Periodically I receive emails from some of LaFamiglia here on The Dunes. In the last few weeks I have three emails commenting on a few of the articles I post on dating, relationships, etc. etc.
Here is the most recent comment I've received. << I
know you take these articles seriously so i'm reluctant to criticize
this guy. I'm curious though. . . . .>> etc.
Let
me share a few comment with you all. First of all, as for "taking
these articles seriously", we need to define "seriously".
First
off, I do not take any article I post here as "the serious of all
serious material". . . LOL Nor do I approve/endorse/ recommend
that anyone else take this stuff for more than it is.
In
general these are written by two gents who are "in the business" as it
were, of life-coaching, counseling, etc. Over the years we all come to
some decided ideas about what we have seen work in our own lives or in
the lives of those with whom we work.. . and so we offer these are some
ideas on certain topics, on the more or less common problem-areas guys
run into with relationships and sharing life with someone we love and to
whom we'd like to commit.
Please,
I do not want you to think that I post these as "the last word on the
issue", or that I approve of everything presented in some or any of the
articles. I offer these, somewhat selectively, as beginners for
discussion, as someone's personal opinion,
to
see what conversation and/or dialogue might arise from guys sharing
their feelings and opinions about these and other topics.
To
my friend who is reluctant to criticize anything: Have no fear.

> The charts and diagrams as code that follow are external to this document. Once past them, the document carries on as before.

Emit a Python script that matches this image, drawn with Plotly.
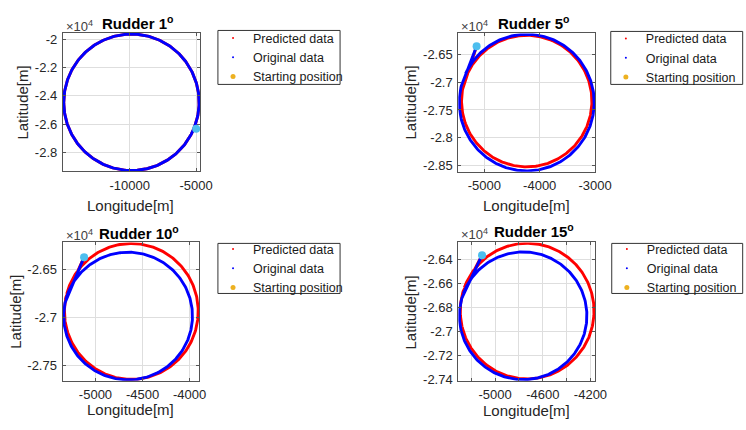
import numpy as np
import plotly.graph_objects as go

W, H = 746, 430

# ---------------- data (metres) ----------------
rudder_deg = [1, 5, 10, 15]

# extents of the steady turning circle, predicted (red) track
pred_xmin = [-14960, -5414, -5330, -5293]
pred_xmax = [-4775, -3056, -3908, -4170]
pred_ymin = [-29305, -28523, -27650, -27392]
pred_ymax = [-19610, -26159, -26222, -26266]

# extents of the steady turning circle, original (blue) track
orig_xmin = [-14960, -5455, -5338, -5300]
orig_xmax = [-4775, -3015, -3969, -4230]
orig_ymin = [-29305, -28595, -27655, -27398]
orig_ymax = [-19610, -26140, -26314, -26338]

# starting positions
start_x = [-5000, -5141, -5121, -5110]
start_y = [-26330, -26354, -26366, -26365]

# heading angle (deg, about circle centre) where the track joins the circle
join_deg = [-22, 155, 165, 160]

# axis ranges
x_ranges = [[-15029, -4706], [-5472, -2998], [-5350, -3896], [-5309, -4161]]
y_ranges = [[-29373, -19540], [-28611, -26124], [-27665, -26211], [-27408, -26259]]

# ticks
x_tickvals = [[-10000, -5000],
              [-5000, -4000, -3000],
              [-5000, -4500, -4000],
              [-5200, -5000, -4800, -4600, -4400, -4200]]
x_ticktext = [["-10000", "-5000"],
              ["-5000", "-4000", "-3000"],
              ["-5000", "-4500", "-4000"],
              ["", "-5000", "", "-4600", "", "-4200"]]
y_tickvals = [[-28000, -26000, -24000, -22000, -20000],
              [-28500, -28000, -27500, -27000, -26500],
              [-27500, -27000, -26500],
              [-27400, -27200, -27000, -26800, -26600, -26400]]
y_ticktext = [["-2.8", "-2.6", "-2.4", "-2.2", "-2"],
              ["-2.85", "-2.8", "-2.75", "-2.7", "-2.65"],
              ["-2.75", "-2.7", "-2.65"],
              ["-2.74", "-2.72", "-2.7", "-2.68", "-2.66", "-2.64"]]

series_names = ["Predicted data", "Original data", "Starting position"]

# ---------------- layout geometry (pixels) ----------------
boxes = [(64.3, 204.7, 32.7, 173.7), (469, 609, 33, 174),
         (64, 204, 246, 387), (469, 609, 246, 387)]
legend_boxes = [(223, 348, 30, 85), (625, 760, 31, 85),
                (223, 348, 247, 298), (626, 760, 247, 298)]
title_pos = [(102, 22), (508, 22), (99, 236), (503, 234)]
exp_pos = [(66, 25), (470, 25), (66, 238), (470, 237)]
xlab_pos = [(134, 208), (539, 208), (134, 416), (539, 417)]
ylab_pos = [(23, 103), (420, 103), (15, 317), (420, 317)]

RED = "#ff0000"
BLUE = "#0000ff"
CYAN = "#4dbeee"
ORANGE = "#edb120"
TXT = "#262626"
FONT = "Liberation Sans, Arial, sans-serif"


def px(x):
    return x / W


def py(y):
    return 1 - y / H


def track(i, xmin, xmax, ymin, ymax):
    cx, cy = (xmin[i] + xmax[i]) / 2, (ymin[i] + ymax[i]) / 2
    rx, ry = (xmax[i] - xmin[i]) / 2, (ymax[i] - ymin[i]) / 2
    th = np.radians(join_deg[i] + np.linspace(0, 360, 361))
    xs = np.concatenate([[start_x[i]], cx + rx * np.cos(th)])
    ys = np.concatenate([[start_y[i]], cy + ry * np.sin(th)])
    return xs, ys


fig = go.Figure()
annotations = []
shapes = []
layout_axes = {}

for i in range(4):
    k = "" if i == 0 else str(i + 1)
    xa, ya = "x" + k, "y" + k
    leg = "legend" + k
    x0, x1, y0, y1 = boxes[i]

    xs, ys = track(i, pred_xmin, pred_xmax, pred_ymin, pred_ymax)
    fig.add_trace(go.Scatter(x=xs, y=ys, mode="lines", line=dict(color=RED, width=2.9),
                             xaxis=xa, yaxis=ya, showlegend=False, hoverinfo="skip"))
    xs, ys = track(i, orig_xmin, orig_xmax, orig_ymin, orig_ymax)
    fig.add_trace(go.Scatter(x=xs, y=ys, mode="lines", line=dict(color=BLUE, width=2.9),
                             xaxis=xa, yaxis=ya, showlegend=False, hoverinfo="skip"))
    fig.add_trace(go.Scatter(x=[start_x[i]], y=[start_y[i]], mode="markers",
                             marker=dict(color=CYAN, size=8), xaxis=xa, yaxis=ya,
                             showlegend=False, hoverinfo="skip"))
    # legend entries (dot markers as in the original figure)
    for name, col, sz in zip(series_names, [RED, BLUE, ORANGE], [2, 2, 5]):
        fig.add_trace(go.Scatter(x=[None], y=[None], mode="markers", name=name,
                                 marker=dict(color=col, size=sz), xaxis=xa, yaxis=ya,
                                 legend=leg, showlegend=True))

    common = dict(showgrid=True, gridcolor="#dedede", gridwidth=1, zeroline=False,
                  showline=True, linecolor="#555555", linewidth=1, mirror="ticks",
                  ticks="inside", ticklen=3, tickcolor="#555555",
                  tickfont=dict(family=FONT, size=13, color=TXT))
    layout_axes["xaxis" + k] = dict(common, domain=[px(x0), px(x1)], range=x_ranges[i],
                                    anchor=ya, tickmode="array", tickvals=x_tickvals[i],
                                    ticktext=x_ticktext[i], ticklabelstandoff=2)
    layout_axes["yaxis" + k] = dict(common, domain=[py(y1), py(y0)], range=y_ranges[i],
                                    anchor=xa, tickmode="array", tickvals=y_tickvals[i],
                                    ticktext=y_ticktext[i], ticklabelstandoff=2)

    lx0, lx1, ly0, ly1 = legend_boxes[i]
    layout_axes[leg] = dict(x=px(lx0 - 5), y=py((ly0 + ly1) / 2), xanchor="left",
                            yanchor="middle", xref="paper", yref="paper",
                            bgcolor="rgba(0,0,0,0)", borderwidth=0,
                            font=dict(family=FONT, size=12.5, color="#1a1a1a"),
                            itemsizing="trace")
    shapes.append(dict(type="rect", xref="paper", yref="paper", x0=px(lx0), x1=px(lx1),
                       y0=py(ly1), y1=py(ly0), line=dict(color="#333333", width=1),
                       fillcolor="rgba(0,0,0,0)", layer="below"))

    tx, ty = title_pos[i]
    annotations.append(dict(text="<b>Rudder %d<sup>o</sup></b>" % rudder_deg[i],
                            x=px(tx), y=py(ty), xref="paper", yref="paper",
                            xanchor="left", yanchor="middle", showarrow=False,
                            font=dict(family=FONT, size=15, color="#000000")))
    ex, ey = exp_pos[i]
    annotations.append(dict(text="×10<sup>4</sup>", x=px(ex), y=py(ey), xref="paper",
                            yref="paper", xanchor="left", yanchor="middle",
                            showarrow=False, font=dict(family=FONT, size=13, color="#404040")))
    lx, ly = xlab_pos[i]
    annotations.append(dict(text="Longitude[m]", x=px(lx), y=py(ly), xref="paper",
                            yref="paper", xanchor="center", yanchor="middle",
                            showarrow=False, font=dict(family=FONT, size=15, color=TXT)))
    lx, ly = ylab_pos[i]
    annotations.append(dict(text="Latitude[m]", x=px(lx), y=py(ly), xref="paper",
                            yref="paper", xanchor="center", yanchor="middle", textangle=-90,
                            showarrow=False, font=dict(family=FONT, size=15, color=TXT)))

fig.update_layout(width=W, height=H, margin=dict(l=0, r=0, t=0, b=0),
                  paper_bgcolor="white", plot_bgcolor="white",
                  annotations=annotations, shapes=shapes, **layout_axes)

fig.write_html("out.html", config={"displayModeBar": False},
               post_script="document.body.style.margin='0px';")
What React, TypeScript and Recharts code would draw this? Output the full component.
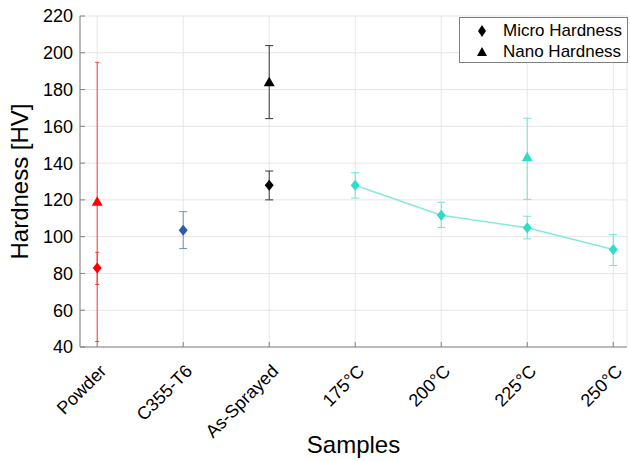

Express your thinking, ideas, objections, questions. Do not fear to
express your opinion differently from the views presented in these
articles. These are the opinions and ideas of two differing
writers/counsilors. None of these represent "the last word" on any
matter. . . .they are intended to launch discussion, thinking, further
reading, etc.
My
friend Teddy finds some of the views expressed in these articles as
making him very uncomfortable, expressing ideas and /or practices he
does not approve of or go along with. Ted, sometimes I feel similar.
Some of these I would never suggest in a client session as "the answer"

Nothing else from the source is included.